Over the Hills and Far Away: The Life of Beatrix Potter, by Matthew Dennison.  Pegasus Books 2017.  262 pages

 

This book was a very interesting description of the life of Beatrix Potter. The author uses phrases from her books and her animal sketches to describe how she used her own life experiences to create the children’s books that have been enjoyed by so many for over a hundred years.

The Potters lived in London in one of only eight new houses build in 1862.  It was a mid-Victorian three-story urban development located at 2 Bolton Gardens. Beatrix was born July 28, 1866.  She was a pretty young girl with blue eyes and golden locks of hair.  Her parents were not too involved with her everyday life.  Most of her time was spent with her nurse.  Her nurse’s taste for fairy tales and her firm belief in fairies would shape Beatrix’s imaginative life in the long term.   Her parents didn’t trouble themselves with friends for Beatrix. Other people’s children threatened germs, or worse, bad influences. She loved riddles, rhymes and nonsense poems that were also introduced to her by her nurse.  That love stayed with her and influenced her own writing style.  The Potters were Unitarians, so Beatrix’s nurse also chose to read material to Beatrix like “Uncle Tom’s Cabin” and “The Water Babies” that encouraged simple Christian goodness and compassion.

Beatrix’s parents always took sketchbooks with them on visits to the country or to the coast.  Beatrix’s mother, Helen, also painted and although her father, Rupert, did not paint, he inherited his taste for art from his own father, one-time president of the Manchester School of Art.  Rupert also had an enthusiasm for photography and won a clutch of medals from the Photographers Society of London.  Beatrix started her drawing at an early age and many of her sketches were of animals she encountered while living at Bolton Gardens or on holiday in the country.

Beatrix had a passion for plants, insects, fossils and fungi.  She enjoyed the precise recording of as many varieties as possible and she painted and photographed her findings and put them into a journal.

Beatrix’s initial stories began as letters to an ill child, Noel, the eldest of the children of her former governess.  It was a story about four little rabbits whose names were Flopsy, Mopsy, Cottontail and Peter.  As she wrote, she illustrated each of the eight pages.  The following day her second letter began “once upon a time there was a frog called Mr. Jeremy Fisher, and he lived in a little house on the bank of a river.” Beatrix addressed it to Noel’s brother Eric. Eight years separate Beatrix’s story letter to Noel from a privately printed edition of “The Tale of Peter Rabbit” on December 16, 1901. This was the start of her legendary career as an author of children’s literature that will last over a hundred years.
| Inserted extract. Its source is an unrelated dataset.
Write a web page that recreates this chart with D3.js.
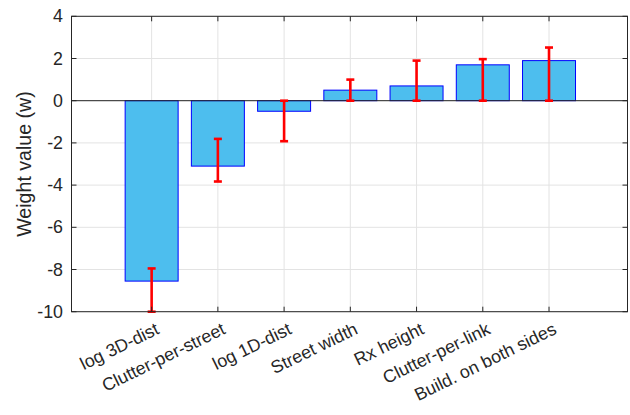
<!DOCTYPE html>
<html>
<head>
<meta charset="utf-8">
<script src="https://cdn.jsdelivr.net/npm/d3@7"></script>
<style>
  html, body { margin: 0; padding: 0; background: #fff; }
  svg { display: block; }
  text { font-family: "Liberation Sans", Arial, Helvetica, sans-serif; fill: #262626; }
</style>
</head>
<body>
<svg id="chart" width="630" height="415"></svg>
<script>
const categories = ["log 3D-dist", "Clutter-per-street", "log 1D-dist", "Street width", "Rx height", "Clutter-per-link", "Build. on both sides"];
const values = [-8.55, -3.1, -0.5, 0.5, 0.7, 1.7, 1.9];
const errLow = [-10, -3.83, -1.92, 0, 0, 0, 0];
const errHigh = [-7.95, -1.81, 0, 1.0, 1.9, 1.97, 2.52];
const yTicks = [-10, -8, -6, -4, -2, 0, 2, 4];
const yLabel = "Weight value (w)";

const svg = d3.select("#chart");
const L = 71.5, R = 627.5, T = 16.3, B = 311.7;
const x = d3.scaleLinear().domain([-0.21, 8.185]).range([L, R]);
const y = d3.scaleLinear().domain([-10, 4]).range([B, T]);
const idx = d3.range(1, categories.length + 1);
const axisColor = "#262626";

// grid
const g = svg.append("g");
g.selectAll("line.gy").data(yTicks).join("line")
  .attr("x1", L).attr("x2", R).attr("y1", d => y(d)).attr("y2", d => y(d))
  .attr("stroke", "#e3e3e3").attr("stroke-width", 1);
g.selectAll("line.gx").data(idx).join("line")
  .attr("x1", d => x(d)).attr("x2", d => x(d)).attr("y1", T).attr("y2", B)
  .attr("stroke", "#e3e3e3").attr("stroke-width", 1);

// bars
const bw = x(1.8) - x(1);
svg.append("g").selectAll("rect").data(values).join("rect")
  .attr("x", (d, i) => x(i + 1) - bw / 2)
  .attr("width", bw)
  .attr("y", d => Math.min(y(d), y(0)))
  .attr("height", d => Math.abs(y(d) - y(0)))
  .attr("fill", "#4DBEEE")
  .attr("stroke", "#0000FF").attr("stroke-width", 1);

// baseline
svg.append("line").attr("x1", L).attr("x2", R).attr("y1", y(0)).attr("y2", y(0))
  .attr("stroke", "#262626").attr("stroke-width", 1);

// error bars
const eg = svg.append("g").attr("stroke", "#FF0000").attr("stroke-width", 2.6);
const cap = 4;
categories.forEach((c, i) => {
  const cx = x(i + 1);
  eg.append("line").attr("x1", cx).attr("x2", cx).attr("y1", y(errLow[i])).attr("y2", y(errHigh[i]));
  eg.append("line").attr("x1", cx - cap).attr("x2", cx + cap).attr("y1", y(errLow[i])).attr("y2", y(errLow[i]));
  eg.append("line").attr("x1", cx - cap).attr("x2", cx + cap).attr("y1", y(errHigh[i])).attr("y2", y(errHigh[i]));
});

// axes box
svg.append("rect").attr("x", L).attr("y", T).attr("width", R - L).attr("height", B - T)
  .attr("fill", "none").attr("stroke", axisColor).attr("stroke-width", 1);

// ticks (inward, all four sides)
const tl = 5;
const tk = svg.append("g").attr("stroke", axisColor).attr("stroke-width", 1);
idx.forEach(d => {
  tk.append("line").attr("x1", x(d)).attr("x2", x(d)).attr("y1", B).attr("y2", B - tl);
  tk.append("line").attr("x1", x(d)).attr("x2", x(d)).attr("y1", T).attr("y2", T + tl);
});
yTicks.forEach(d => {
  tk.append("line").attr("x1", L).attr("x2", L + tl).attr("y1", y(d)).attr("y2", y(d));
  tk.append("line").attr("x1", R).attr("x2", R - tl).attr("y1", y(d)).attr("y2", y(d));
});

// y tick labels
svg.append("g").selectAll("text").data(yTicks).join("text")
  .attr("x", L - 8.5).attr("y", d => y(d))
  .attr("text-anchor", "end").attr("dominant-baseline", "central")
  .attr("font-size", 17.8)
  .text(d => d);

// x tick labels rotated
svg.append("g").selectAll("text").data(categories).join("text")
  .attr("transform", (d, i) => `translate(${x(i + 1) + 6},${B + 16}) rotate(-26)`)
  .attr("text-anchor", "end").attr("dominant-baseline", "central")
  .attr("font-size", 17.8)
  .text(d => d);

// y label
svg.append("text")
  .attr("transform", `translate(24,${(T + B) / 2}) rotate(-90)`)
  .attr("text-anchor", "middle").attr("dominant-baseline", "central")
  .attr("font-size", 19.6)
  .text(yLabel);
</script>
</body>
</html>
Beatrix did eventually find love and marry at the age of 51.  She was a savvy businesswoman owning multiple properties and a large sheep farm as well as a best-selling author.  Throughout the 1930’s Beatrix had fallen ill several times and was confined to bed repeatedly. Her last story she had written, “Wag-by-Wall” was about an old woman and a kettle.  Beatrix died six months short of publication on December 22, 1943.  She never read “Wag-by-Wall” in print. Although Beatrix Potter never had children of her own, her book characters and tales reside in the hearts of countless children and adults throughout the world.